Given request:
Retype all of the listing exactly, passing over any picture you find.

Source material:

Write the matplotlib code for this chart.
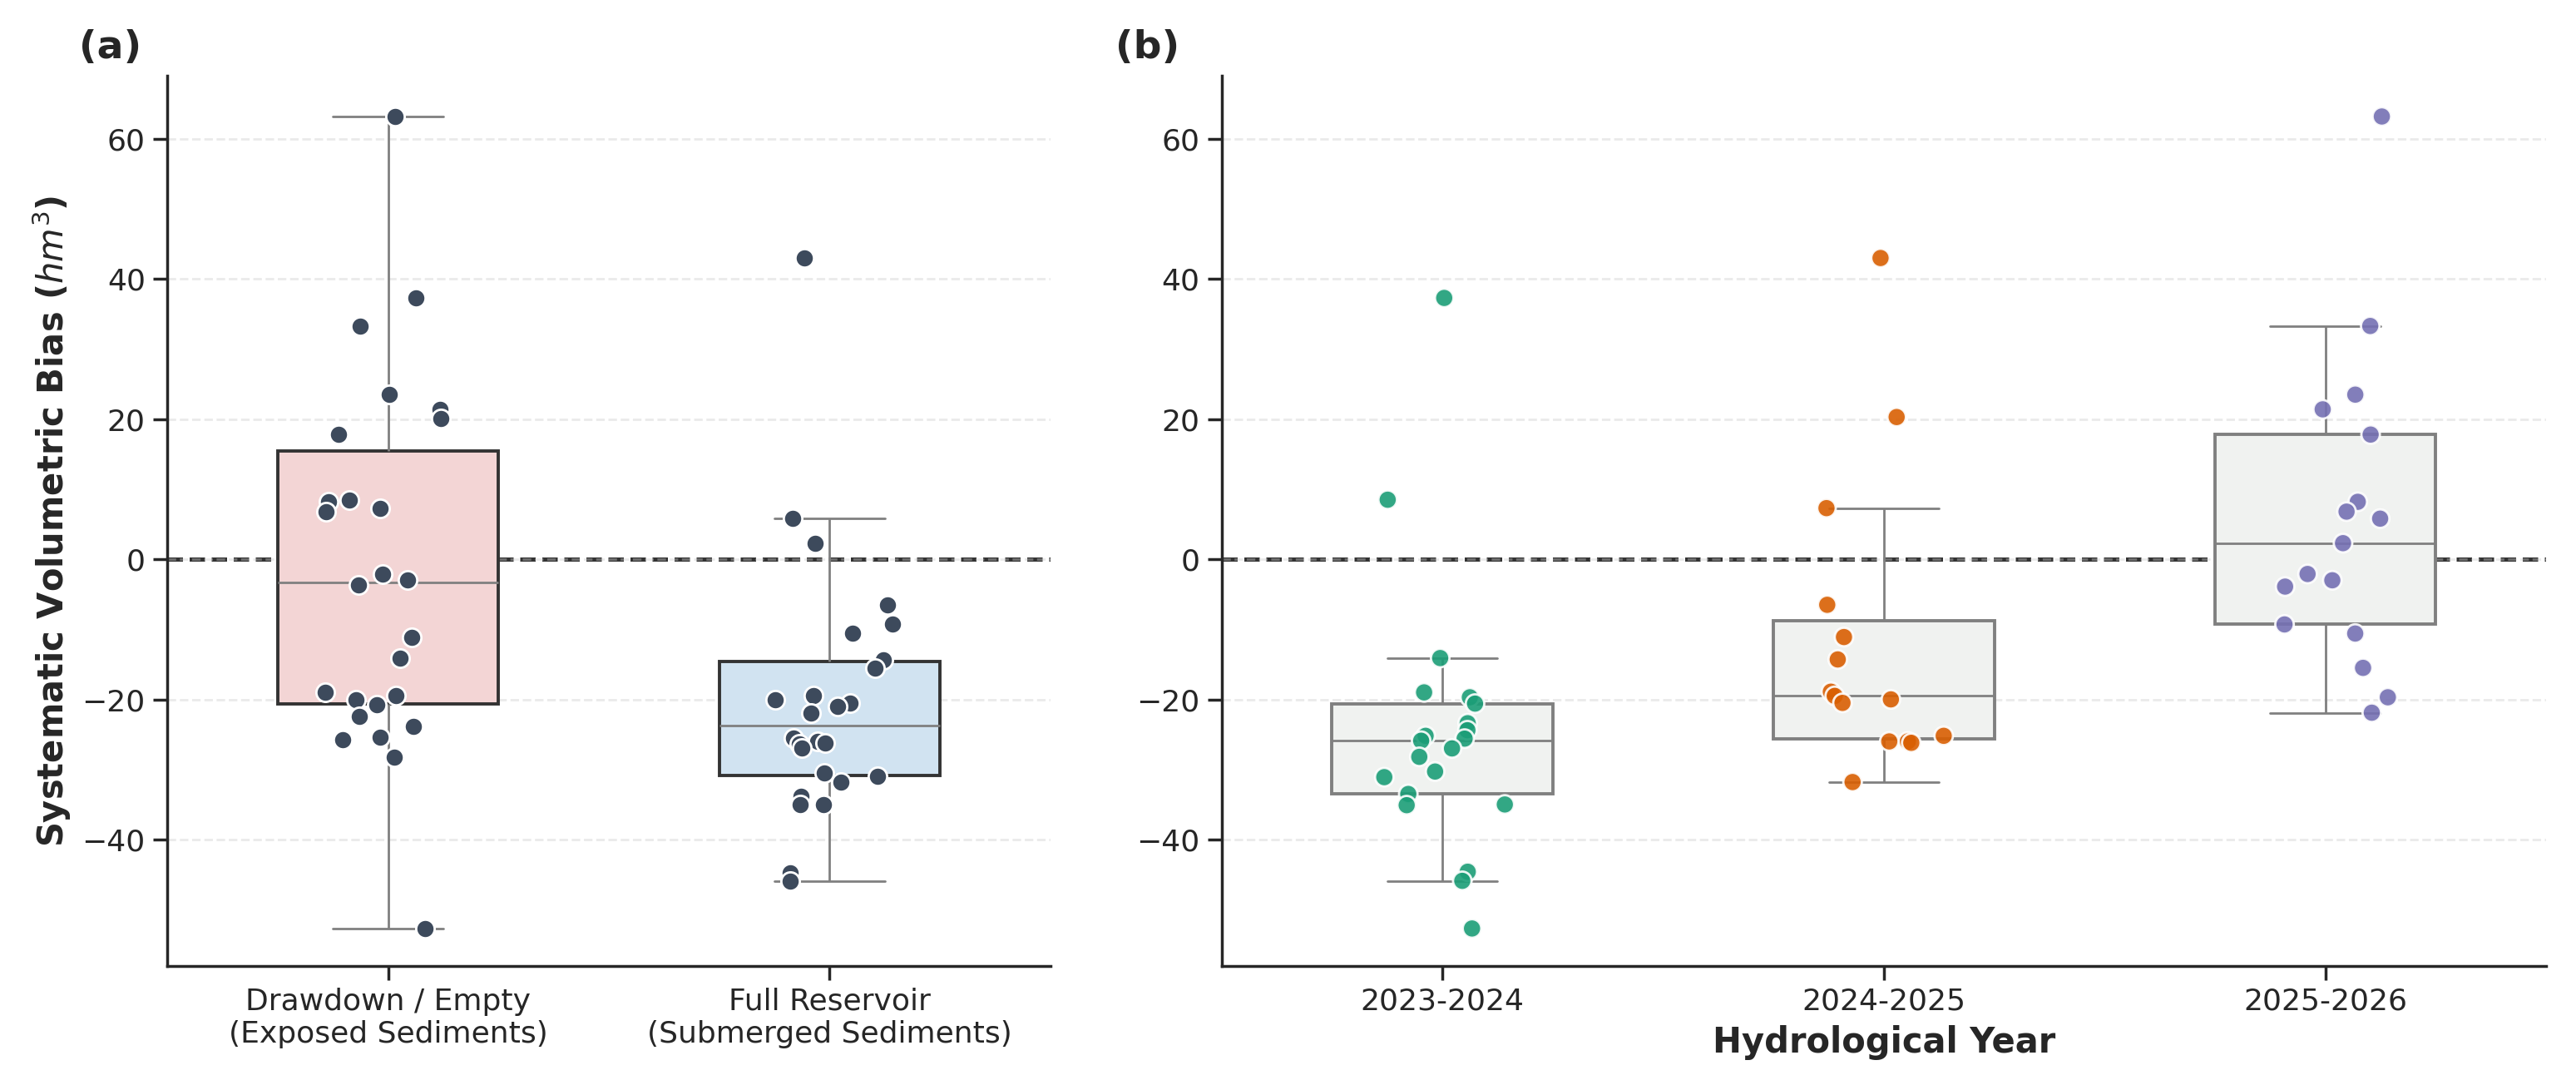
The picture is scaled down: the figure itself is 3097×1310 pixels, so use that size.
import numpy as np
import pandas as pd
import matplotlib
matplotlib.use("Agg")
import matplotlib.pyplot as plt
import seaborn as sns

# Panel (a): bias by reservoir condition
conditions = ["Drawdown / Empty\n(Exposed Sediments)", "Full Reservoir\n(Submerged Sediments)"]
drawdown = [63.2, 37.3, 33.3, 23.5, 21.4, 20.1, 17.8, 8.5, 8.2, 7.3, 6.8, -2.1, -3.0, -3.7,
            -11.1, -14.1, -19.0, -19.5, -20.0, -20.8, -22.4, -23.8, -25.4, -25.8, -28.2, -52.7]
full = [43.0, 5.8, 2.3, -6.5, -9.3, -10.6, -14.3, -15.5, -19.5, -20.0, -20.5, -21.0, -22.0,
        -25.5, -26.0, -26.2, -26.4, -27.0, -30.5, -31.0, -31.8, -33.8, -35.0, -35.0, -44.7, -45.9]

# Panel (b): bias by hydrological year
years = ["2023-2024", "2024-2025", "2025-2026"]
y2324 = [37.3, 8.5, -14.1, -19.0, -19.7, -20.6, -23.4, -24.4, -25.2, -25.6, -25.9, -27.0,
         -28.2, -30.3, -31.1, -33.5, -35.0, -35.1, -44.6, -45.9, -52.7]
y2425 = [43.0, 20.3, 7.3, -6.5, -11.1, -14.3, -18.9, -19.5, -20.0, -20.5, -25.2, -26.0,
         -26.0, -26.2, -31.8]
y2526 = [63.2, 33.3, 23.5, 21.4, 17.8, 8.2, 6.8, 5.8, 2.3, -2.1, -3.0, -3.9, -9.3, -10.6,
         -15.5, -19.7, -21.9]

sns.set_theme(style="ticks")
plt.rcParams['font.family'] = ['DejaVu Sans']
np.random.seed(3)

df_a = pd.DataFrame({"cond": [conditions[0]] * len(drawdown) + [conditions[1]] * len(full),
                     "bias": drawdown + full})
df_b = pd.DataFrame({"year": [years[0]] * len(y2324) + [years[1]] * len(y2425) + [years[2]] * len(y2526),
                     "bias": y2324 + y2425 + y2526})

fig, (ax1, ax2) = plt.subplots(1, 2, figsize=(15.485, 6.55), dpi=200,
                               gridspec_kw=dict(width_ratios=[2, 3]))

# ---- (a)
sns.boxplot(data=df_a, x="cond", y="bias", ax=ax1, width=0.5, showfliers=False,
            palette=["#f8d0d0", "#cce3f6"], hue="cond", legend=False,
            boxprops=dict(edgecolor="#333333", linewidth=1.4),
            whiskerprops=dict(color="grey"), capprops=dict(color="grey"),
            medianprops=dict(color="grey"))
sns.stripplot(data=df_a, x="cond", y="bias", ax=ax1, color="#3d4a5c", size=8,
              jitter=0.15, edgecolor="white", linewidth=1)
ax1.set_xlabel("")
ax1.set_ylabel("Systematic Volumetric Bias ($hm^3$)", fontsize=15, fontweight="bold")

# ---- (b)
sns.boxplot(data=df_b, x="year", y="bias", ax=ax2, width=0.5, showfliers=False, whis=1.4,
            color="#f0f2f0",
            boxprops=dict(edgecolor="grey", linewidth=1.4),
            whiskerprops=dict(color="grey"), capprops=dict(color="grey"),
            medianprops=dict(color="grey"))
sns.stripplot(data=df_b, x="year", y="bias", ax=ax2, hue="year",
              palette=["#1b9e77", "#d95f02", "#7570b3"], size=8, alpha=0.9,
              jitter=0.15, edgecolor="white", linewidth=1, legend=False)
ax2.set_xlabel("Hydrological Year", fontsize=15, fontweight="bold")
ax2.set_ylabel("")

for ax, lab in [(ax1, "(a)"), (ax2, "(b)")]:
    ax.axhline(0, color="#333333", linestyle="--", linewidth=1.8, zorder=0)
    ax.grid(axis="y", linestyle="--", alpha=0.4)
    ax.set_axisbelow(True)
    ax.set_ylim(-58, 69)
    ax.tick_params(labelsize=13)
    ax.text(-0.1, 1.02, lab, transform=ax.transAxes, fontsize=17, fontweight="bold")
    sns.despine(ax=ax)
ax2.texts[-1].set_x(-0.08)

plt.tight_layout(w_pad=3)
fig.savefig("out.png", dpi=200)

Solution below:
Write the matplotlib code for this chart.
The picture is scaled down: the figure itself is 3097×1310 pixels, so use that size.
import numpy as np
import pandas as pd
import matplotlib
matplotlib.use("Agg")
import matplotlib.pyplot as plt
import seaborn as sns

# Panel (a): bias by reservoir condition
conditions = ["Drawdown / Empty\n(Exposed Sediments)", "Full Reservoir\n(Submerged Sediments)"]
drawdown = [63.2, 37.3, 33.3, 23.5, 21.4, 20.1, 17.8, 8.5, 8.2, 7.3, 6.8, -2.1, -3.0, -3.7,
            -11.1, -14.1, -19.0, -19.5, -20.0, -20.8, -22.4, -23.8, -25.4, -25.8, -28.2, -52.7]
full = [43.0, 5.8, 2.3, -6.5, -9.3, -10.6, -14.3, -15.5, -19.5, -20.0, -20.5, -21.0, -22.0,
        -25.5, -26.0, -26.2, -26.4, -27.0, -30.5, -31.0, -31.8, -33.8, -35.0, -35.0, -44.7, -45.9]

# Panel (b): bias by hydrological year
years = ["2023-2024", "2024-2025", "2025-2026"]
y2324 = [37.3, 8.5, -14.1, -19.0, -19.7, -20.6, -23.4, -24.4, -25.2, -25.6, -25.9, -27.0,
         -28.2, -30.3, -31.1, -33.5, -35.0, -35.1, -44.6, -45.9, -52.7]
y2425 = [43.0, 20.3, 7.3, -6.5, -11.1, -14.3, -18.9, -19.5, -20.0, -20.5, -25.2, -26.0,
         -26.0, -26.2, -31.8]
y2526 = [63.2, 33.3, 23.5, 21.4, 17.8, 8.2, 6.8, 5.8, 2.3, -2.1, -3.0, -3.9, -9.3, -10.6,
         -15.5, -19.7, -21.9]

sns.set_theme(style="ticks")
plt.rcParams['font.family'] = ['DejaVu Sans']
np.random.seed(3)

df_a = pd.DataFrame({"cond": [conditions[0]] * len(drawdown) + [conditions[1]] * len(full),
                     "bias": drawdown + full})
df_b = pd.DataFrame({"year": [years[0]] * len(y2324) + [years[1]] * len(y2425) + [years[2]] * len(y2526),
                     "bias": y2324 + y2425 + y2526})

fig, (ax1, ax2) = plt.subplots(1, 2, figsize=(15.485, 6.55), dpi=200,
                               gridspec_kw=dict(width_ratios=[2, 3]))

# ---- (a)
sns.boxplot(data=df_a, x="cond", y="bias", ax=ax1, width=0.5, showfliers=False,
            palette=["#f8d0d0", "#cce3f6"], hue="cond", legend=False,
            boxprops=dict(edgecolor="#333333", linewidth=1.4),
            whiskerprops=dict(color="grey"), capprops=dict(color="grey"),
            medianprops=dict(color="grey"))
sns.stripplot(data=df_a, x="cond", y="bias", ax=ax1, color="#3d4a5c", size=8,
              jitter=0.15, edgecolor="white", linewidth=1)
ax1.set_xlabel("")
ax1.set_ylabel("Systematic Volumetric Bias ($hm^3$)", fontsize=15, fontweight="bold")

# ---- (b)
sns.boxplot(data=df_b, x="year", y="bias", ax=ax2, width=0.5, showfliers=False, whis=1.4,
            color="#f0f2f0",
            boxprops=dict(edgecolor="grey", linewidth=1.4),
            whiskerprops=dict(color="grey"), capprops=dict(color="grey"),
            medianprops=dict(color="grey"))
sns.stripplot(data=df_b, x="year", y="bias", ax=ax2, hue="year",
              palette=["#1b9e77", "#d95f02", "#7570b3"], size=8, alpha=0.9,
              jitter=0.15, edgecolor="white", linewidth=1, legend=False)
ax2.set_xlabel("Hydrological Year", fontsize=15, fontweight="bold")
ax2.set_ylabel("")

for ax, lab in [(ax1, "(a)"), (ax2, "(b)")]:
    ax.axhline(0, color="#333333", linestyle="--", linewidth=1.8, zorder=0)
    ax.grid(axis="y", linestyle="--", alpha=0.4)
    ax.set_axisbelow(True)
    ax.set_ylim(-58, 69)
    ax.tick_params(labelsize=13)
    ax.text(-0.1, 1.02, lab, transform=ax.transAxes, fontsize=17, fontweight="bold")
    sns.despine(ax=ax)
ax2.texts[-1].set_x(-0.08)

plt.tight_layout(w_pad=3)
fig.savefig("out.png", dpi=200)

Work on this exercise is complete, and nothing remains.